The book is a comprehensive overview of Scrum. It goes from the principles of agile through the mechanics of sprints to the roles on a Scrum team and all the way up to topics like technical debt and portfolio management with Scrum. A very helpful aspect of the book is the detailed "visual language," Kenny created while writing the book. He created icons for every possible aspect of Scrum and these are used to make up dozens and dozens of figures to illustrate all the work and knowledge flows of a Scrum project. His diagrams definitely go well beyond the typical double-loop depiction of Scrum.

The book is well-written and draws on Kenny's experience introducing Scrum to over 200 organizations. I've worked with Kenny in various capacities over the past twelve years and I can highly recommend his book. In fact, I'd considered writing a book just like this until he'd told me he was already writing it. So I did the next best thing and asked him to include the book in the series I edit for Addison-Wesley. Because it's in that series I wrote a foreword to the book, which I'll reproduce here to give you a bit more insight into what I like about this book:

From the Foreword

I had lunch today at a Burger King. A sign on the wall proclaimed the restaurant the “Home of the Whopper” and then proceeded to tell me there were over a million different ways to order a Whopper. If various combinations of extra or no pickles, tomatoes, lettuce, cheese, and so on can lead to over a million ways to make a hamburger, there must be billions of possible ways to implement Scrum. And while there is no single right way, there are better and worse ways to implement Scrum.

In Essential Scrum, Kenny Rubin helps readers find the better ways. His isn’t a prescriptive book—he doesn’t say, “You must do this.” Instead, he teaches the essential principles underlying success with Scrum and then gives us choices in how we live up to those principles. For example, there is no one right way for all teams to plan a sprint. What works in one company or project will fail in another. And so Kenny gives us choices. He describes an overall structure for why Scrum teams plan sprints and what must result from sprint planning, and he gives us a couple of alternative approaches that will work. But ultimately the decision belongs to each team. Fortunately for those teams, they now have this book to help them.

An unexpected benefit of Essential Scrum is the visual language Kenny introduces for communicating about Scrum.
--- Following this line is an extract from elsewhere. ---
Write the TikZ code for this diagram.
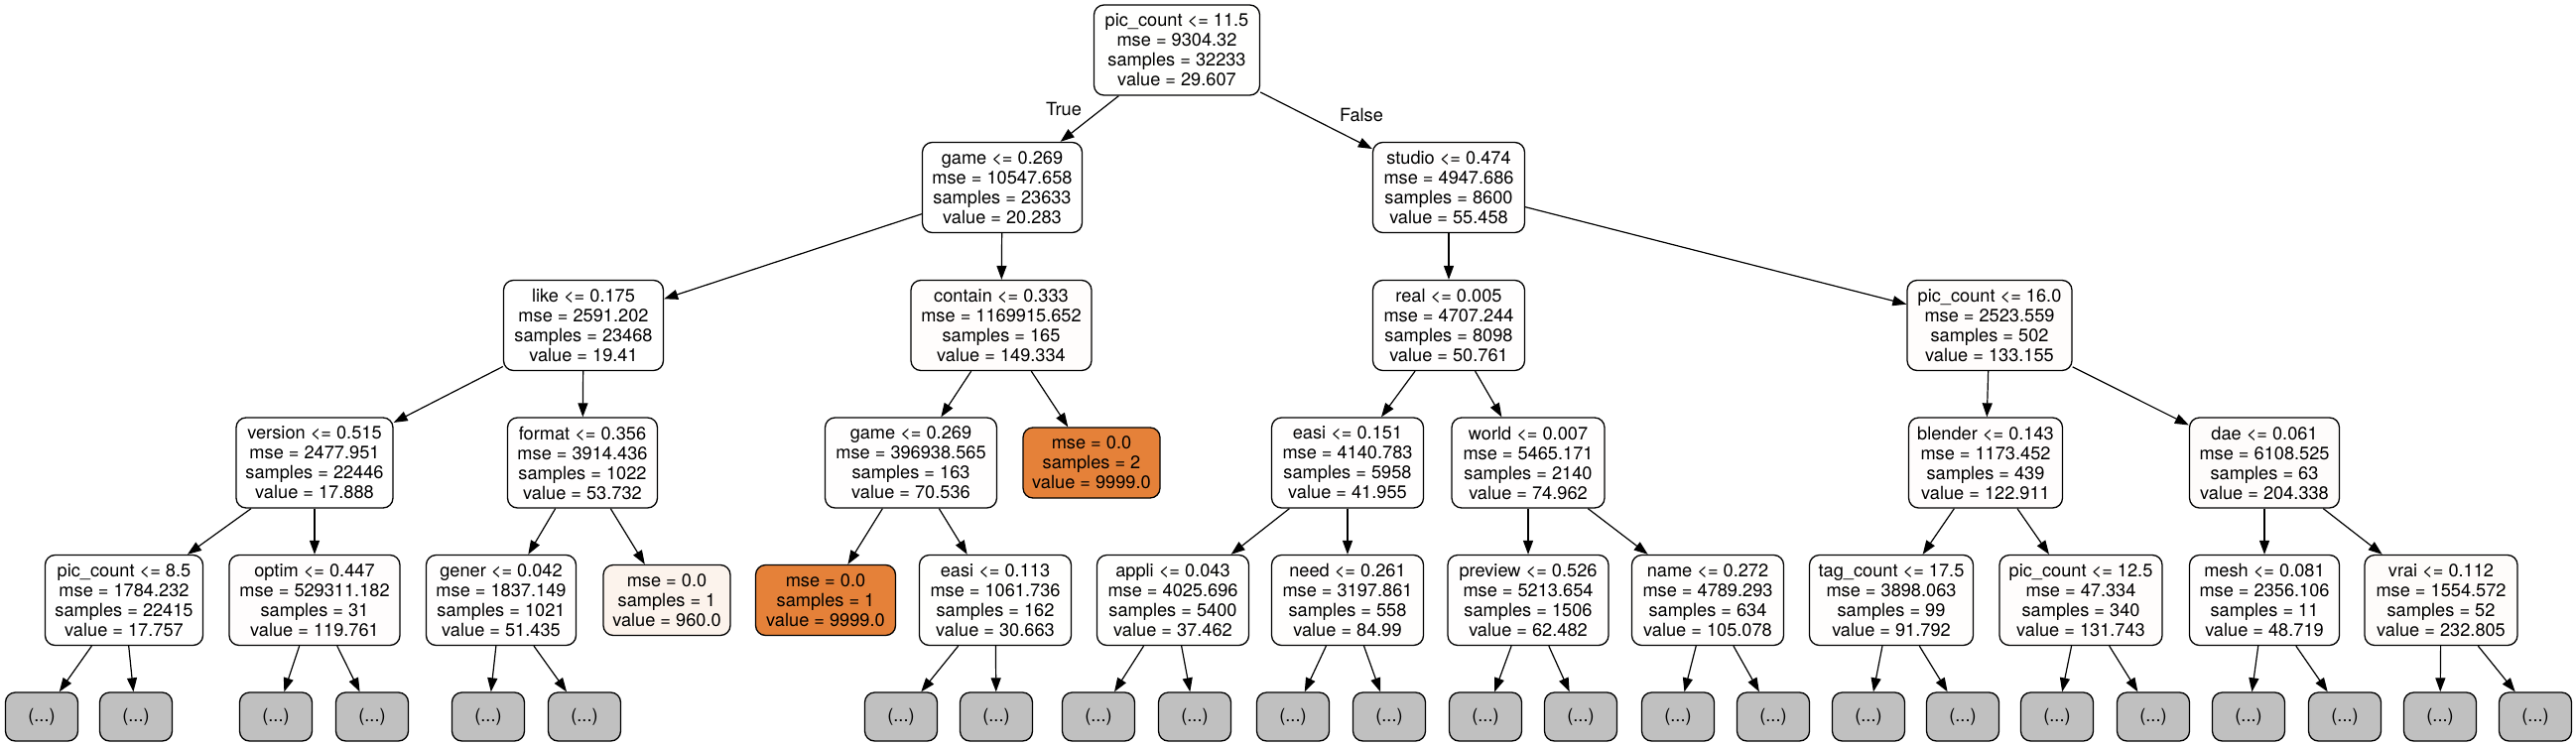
\documentclass[tikz,border=0pt]{standalone}
\usepackage{fontspec}
\setmainfont{TeX Gyre Heros}
\usetikzlibrary{arrows.meta}
\definecolor{orng}{RGB}{229,129,57}
\definecolor{grayleaf}{RGB}{192,192,192}
\begin{document}
\begin{tikzpicture}[x=1pt,y=-1pt,
  every node/.style={font=\fontsize{18.2}{20}\selectfont},
  tnode/.style={draw, rounded corners=10pt, line width=1.3pt, align=center, inner xsep=4pt, inner ysep=0pt, minimum height=91pt, minimum width=#1},
  lnode/.style={tnode=#1, minimum height=71pt},
  gnode/.style={draw, rounded corners=10pt, line width=1.3pt, fill=grayleaf, minimum width=73pt, minimum height=49pt, inner sep=0pt},
  tint/.style={fill=orng!#1!white},
  conn/.style={-{Triangle[length=14pt,width=10pt]}, line width=1.2pt}
]
\useasboundingbox (0,0) rectangle (2596,752);
% level 0
\node[tnode=167pt, tint=0.3] (root) at (1186,50.5) {pic\_count <= 11.5\\mse = 9304.32\\samples = 32233\\value = 29.607};
% level 1
\node[tnode=161pt, tint=0.2] (game) at (1010,189) {game <= 0.269\\mse = 10547.658\\samples = 23633\\value = 20.283};
\node[tnode=153pt, tint=0.55] (studio) at (1460,189) {studio <= 0.474\\mse = 4947.686\\samples = 8600\\value = 55.458};
% level 2
\node[tnode=161pt, tint=0.19] (like) at (588,328) {like <= 0.175\\mse = 2591.202\\samples = 23468\\value = 19.41};
\node[tnode=182pt, tint=1.49] (contain) at (1009,328) {contain <= 0.333\\mse = 1169915.652\\samples = 165\\value = 149.334};
\node[tnode=153pt, tint=0.51] (real) at (1460,328) {real <= 0.005\\mse = 4707.244\\samples = 8098\\value = 50.761};
\node[tnode=166pt, tint=1.33] (pcs) at (2005,328) {pic\_count <= 16.0\\mse = 2523.559\\samples = 502\\value = 133.155};
% level 3
\node[tnode=158pt, tint=0.18] (version) at (317,466.5) {version <= 0.515\\mse = 2477.951\\samples = 22446\\value = 17.888};
\node[tnode=151pt, tint=0.54] (format) at (587,466.5) {format <= 0.356\\mse = 3914.436\\samples = 1022\\value = 53.732};
\node[tnode=173pt, tint=0.71] (game2) at (918,466.5) {game <= 0.269\\mse = 396938.565\\samples = 163\\value = 70.536};
\node[lnode=138pt, fill=orng] (leafA) at (1100,466.5) {mse = 0.0\\samples = 2\\value = 9999.0};
\node[tnode=153pt, tint=0.42] (easiA) at (1358,466.5) {easi <= 0.151\\mse = 4140.783\\samples = 5958\\value = 41.955};
\node[tnode=154pt, tint=0.75] (world) at (1540,466.5) {world <= 0.007\\mse = 5465.171\\samples = 2140\\value = 74.962};
\node[tnode=155pt, tint=1.23] (blender) at (2001,466.5) {blender <= 0.143\\mse = 1173.452\\samples = 439\\value = 122.911};
\node[tnode=151pt, tint=2.04] (dae) at (2282,466.5) {dae <= 0.061\\mse = 6108.525\\samples = 63\\value = 204.338};
% level 4
\node[tnode=159pt, tint=0.18] (pc85) at (125,605) {pic\_count <= 8.5\\mse = 1784.232\\samples = 22415\\value = 17.757};
\node[tnode=172pt, tint=1.2] (optim) at (317,605) {optim <= 0.447\\mse = 529311.182\\samples = 31\\value = 119.761};
\node[tnode=151pt, tint=0.51] (gener) at (505,605) {gener <= 0.042\\mse = 1837.149\\samples = 1021\\value = 51.435};
\node[lnode=128pt, tint=9.6] (leafB) at (672,605) {mse = 0.0\\samples = 1\\value = 960.0};
\node[lnode=141pt, fill=orng] (leafC) at (832,605) {mse = 0.0\\samples = 1\\value = 9999.0};
\node[tnode=153pt, tint=0.31] (easiB) at (1003,605) {easi <= 0.113\\mse = 1061.736\\samples = 162\\value = 30.663};
\node[tnode=153pt, tint=0.37] (appli) at (1182,605) {appli <= 0.043\\mse = 4025.696\\samples = 5400\\value = 37.462};
\node[tnode=153pt, tint=0.85] (need) at (1358,605) {need <= 0.261\\mse = 3197.861\\samples = 558\\value = 84.99};
\node[tnode=162pt, tint=0.62] (preview) at (1540,605) {preview <= 0.526\\mse = 5213.654\\samples = 1506\\value = 62.482};
\node[tnode=153pt, tint=1.05] (name) at (1721,605) {name <= 0.272\\mse = 4789.293\\samples = 634\\value = 105.078};
\node[tnode=165pt, tint=0.92] (tag) at (1906,605) {tag\_count <= 17.5\\mse = 3898.063\\samples = 99\\value = 91.792};
\node[tnode=164pt, tint=1.32] (pc125) at (2097,605) {pic\_count <= 12.5\\mse = 47.334\\samples = 340\\value = 131.743};
\node[tnode=151pt, tint=0.49] (mesh) at (2282,605) {mesh <= 0.081\\mse = 2356.106\\samples = 11\\value = 48.719};
\node[tnode=154pt, tint=2.33] (vrai) at (2460,605) {vrai <= 0.112\\mse = 1554.572\\samples = 52\\value = 232.805};
% level 5 (truncated)
\foreach \p/\x in {pc85/42, pc85/137, optim/278, optim/375, gener/492, gener/589,
  easiB/908, easiB/1004, appli/1107, appli/1204, need/1303, need/1400,
  preview/1497, preview/1593, name/1691, name/1787, tag/1883, tag/1978,
  pc125/2073, pc125/2170, mesh/2266, mesh/2363, vrai/2459, vrai/2555} {
  \node[gnode] (g\x) at (\x,722.5) {(...)};
  \draw[conn] (\p) -- (g\x);
}
% edge labels
\node (ltrue) at (1072,110) {True};
\node (lfalse) at (1372,116) {False};
% edges
\draw[conn] (root) -- (game);
\draw[conn] (root) -- (studio);
\draw[conn] (game) -- (like);
\draw[conn] (game) -- (contain);
\draw[conn] (like) -- (version);
\draw[conn] (like) -- (format);
\draw[conn] (contain) -- (game2);
\draw[conn] (contain) -- (leafA);
\draw[conn] (studio) -- (real);
\draw[conn] (studio) -- (pcs);
\draw[conn] (real) -- (easiA);
\draw[conn] (real) -- (world);
\draw[conn] (pcs) -- (blender);
\draw[conn] (pcs) -- (dae);
\draw[conn] (version) -- (pc85);
\draw[conn] (version) -- (optim);
\draw[conn] (format) -- (gener);
\draw[conn] (format) -- (leafB);
\draw[conn] (game2) -- (leafC);
\draw[conn] (game2) -- (easiB);
\draw[conn] (easiA) -- (appli);
\draw[conn] (easiA) -- (need);
\draw[conn] (world) -- (preview);
\draw[conn] (world) -- (name);
\draw[conn] (blender) -- (tag);
\draw[conn] (blender) -- (pc125);
\draw[conn] (dae) -- (mesh);
\draw[conn] (dae) -- (vrai);
\end{tikzpicture}
\end{document}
I found these images very helpful in following along with the text, and I suspect they will become commonplace in future discussions of Scrum.

The world has needed this book for a long time. Scrum started as a small concept. The first book to talk about it—Wicked Problems, Righteous Solutions in 1990 by DeGrace and Stahl—did so in six pages. But in the more than 20 years since that book appeared, Scrum has expanded. New roles, meetings, and artifacts have been introduced and refined. With each new piece that was added, we were at risk of losing the heart of Scrum, thw part of it that is about a team planning how to do something, doing some small part of it, and then reflecting on what the team members did and how well they did it together.

With Essential Scrum, Kenny brings us back to the heart of Scrum. And from there teams can begin to make the decisions necessary to implement Scrum, making it their own. This book serves as an indispensable guide, helping teams choose among the billions of possible ways of implementing Scrum and finding one that leads to success.